- WORK INSTRUCTIONS -
Set down each entry exactly as given; pictures should not appear in the copy.

--- SUPPLIED RECORDS ---

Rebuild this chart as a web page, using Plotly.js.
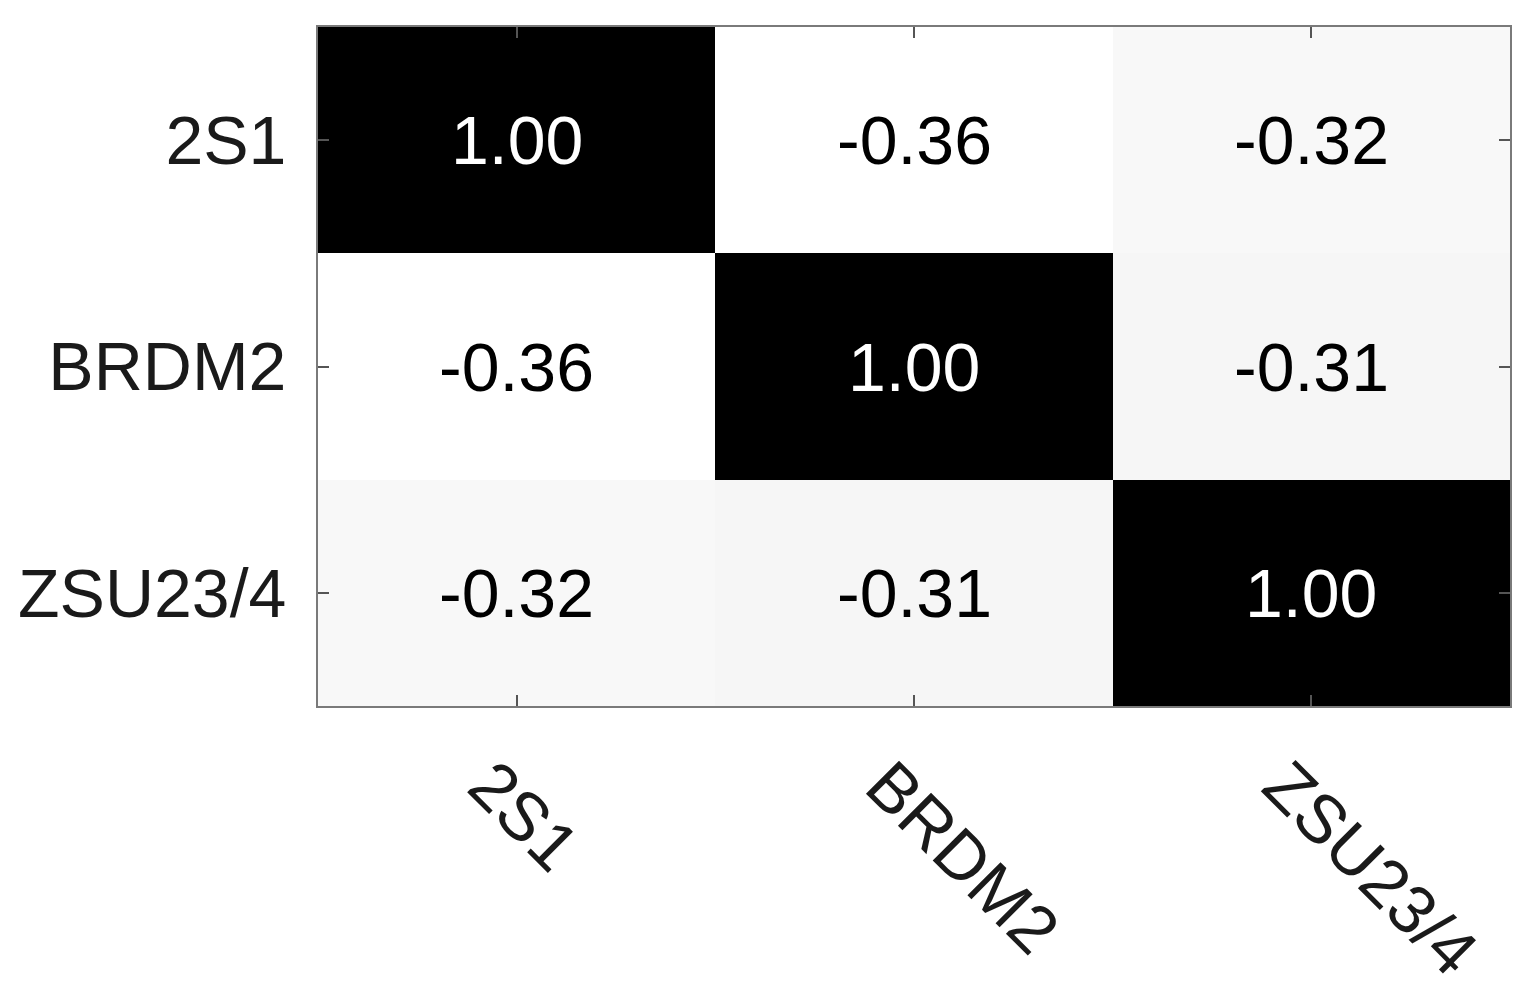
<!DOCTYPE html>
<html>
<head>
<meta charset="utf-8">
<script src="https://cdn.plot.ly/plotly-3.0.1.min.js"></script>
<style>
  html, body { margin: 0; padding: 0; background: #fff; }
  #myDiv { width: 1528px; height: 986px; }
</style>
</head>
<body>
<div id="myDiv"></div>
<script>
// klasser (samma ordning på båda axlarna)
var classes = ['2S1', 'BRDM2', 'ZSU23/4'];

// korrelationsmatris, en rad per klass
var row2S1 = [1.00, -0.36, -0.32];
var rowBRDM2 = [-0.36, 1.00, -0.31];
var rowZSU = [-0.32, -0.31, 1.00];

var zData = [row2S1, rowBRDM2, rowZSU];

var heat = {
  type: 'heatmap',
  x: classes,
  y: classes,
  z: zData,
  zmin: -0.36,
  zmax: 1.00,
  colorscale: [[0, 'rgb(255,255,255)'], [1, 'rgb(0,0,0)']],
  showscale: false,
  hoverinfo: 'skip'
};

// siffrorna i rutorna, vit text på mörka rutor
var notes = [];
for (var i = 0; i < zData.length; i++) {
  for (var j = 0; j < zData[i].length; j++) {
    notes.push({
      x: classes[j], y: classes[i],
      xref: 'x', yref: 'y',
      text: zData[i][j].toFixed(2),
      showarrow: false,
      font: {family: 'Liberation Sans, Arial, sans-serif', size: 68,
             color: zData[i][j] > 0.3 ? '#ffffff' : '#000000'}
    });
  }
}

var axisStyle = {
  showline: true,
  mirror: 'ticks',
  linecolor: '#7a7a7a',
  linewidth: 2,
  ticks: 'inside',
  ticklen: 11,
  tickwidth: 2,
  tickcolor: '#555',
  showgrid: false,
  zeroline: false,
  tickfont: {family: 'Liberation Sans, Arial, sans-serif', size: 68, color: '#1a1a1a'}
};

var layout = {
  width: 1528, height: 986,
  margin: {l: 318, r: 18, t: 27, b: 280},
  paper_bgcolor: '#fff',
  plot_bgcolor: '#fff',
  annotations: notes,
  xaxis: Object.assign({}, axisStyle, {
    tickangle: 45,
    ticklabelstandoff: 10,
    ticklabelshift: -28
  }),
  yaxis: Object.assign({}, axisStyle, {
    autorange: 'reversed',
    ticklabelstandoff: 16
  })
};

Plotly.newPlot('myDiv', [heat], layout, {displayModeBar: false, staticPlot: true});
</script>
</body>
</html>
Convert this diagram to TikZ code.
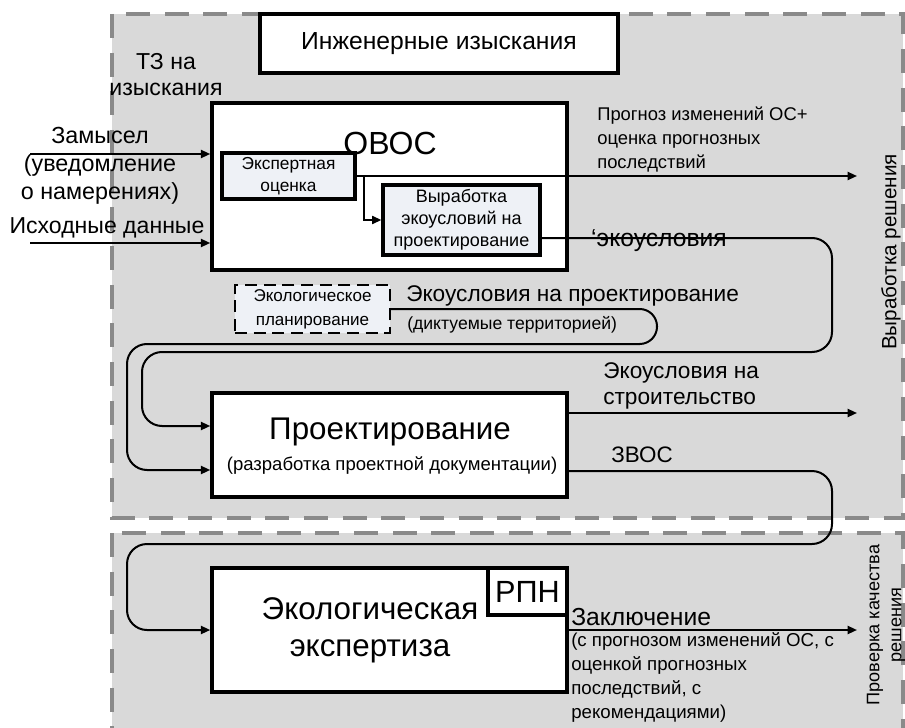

---

- WRITTEN ANSWER -
Rebuild this chart as a web page, using Plotly.js.
<!DOCTYPE html>
<html>
<head>
<meta charset="utf-8">
<script src="https://cdn.plot.ly/plotly-3.0.1.min.js"></script>
<style>
  html, body { margin: 0; padding: 0; background: #fff; }
  #myDiv { width: 1528px; height: 986px; }
</style>
</head>
<body>
<div id="myDiv"></div>
<script>
// klasser (samma ordning på båda axlarna)
var classes = ['2S1', 'BRDM2', 'ZSU23/4'];

// korrelationsmatris, en rad per klass
var row2S1 = [1.00, -0.36, -0.32];
var rowBRDM2 = [-0.36, 1.00, -0.31];
var rowZSU = [-0.32, -0.31, 1.00];

var zData = [row2S1, rowBRDM2, rowZSU];

var heat = {
  type: 'heatmap',
  x: classes,
  y: classes,
  z: zData,
  zmin: -0.36,
  zmax: 1.00,
  colorscale: [[0, 'rgb(255,255,255)'], [1, 'rgb(0,0,0)']],
  showscale: false,
  hoverinfo: 'skip'
};

// siffrorna i rutorna, vit text på mörka rutor
var notes = [];
for (var i = 0; i < zData.length; i++) {
  for (var j = 0; j < zData[i].length; j++) {
    notes.push({
      x: classes[j], y: classes[i],
      xref: 'x', yref: 'y',
      text: zData[i][j].toFixed(2),
      showarrow: false,
      font: {family: 'Liberation Sans, Arial, sans-serif', size: 68,
             color: zData[i][j] > 0.3 ? '#ffffff' : '#000000'}
    });
  }
}

var axisStyle = {
  showline: true,
  mirror: 'ticks',
  linecolor: '#7a7a7a',
  linewidth: 2,
  ticks: 'inside',
  ticklen: 11,
  tickwidth: 2,
  tickcolor: '#555',
  showgrid: false,
  zeroline: false,
  tickfont: {family: 'Liberation Sans, Arial, sans-serif', size: 68, color: '#1a1a1a'}
};

var layout = {
  width: 1528, height: 986,
  margin: {l: 318, r: 18, t: 27, b: 280},
  paper_bgcolor: '#fff',
  plot_bgcolor: '#fff',
  annotations: notes,
  xaxis: Object.assign({}, axisStyle, {
    tickangle: 45,
    ticklabelstandoff: 10,
    ticklabelshift: -28
  }),
  yaxis: Object.assign({}, axisStyle, {
    autorange: 'reversed',
    ticklabelstandoff: 16
  })
};

Plotly.newPlot('myDiv', [heat], layout, {displayModeBar: false, staticPlot: true});
</script>
</body>
</html>
Convert this diagram to TikZ code.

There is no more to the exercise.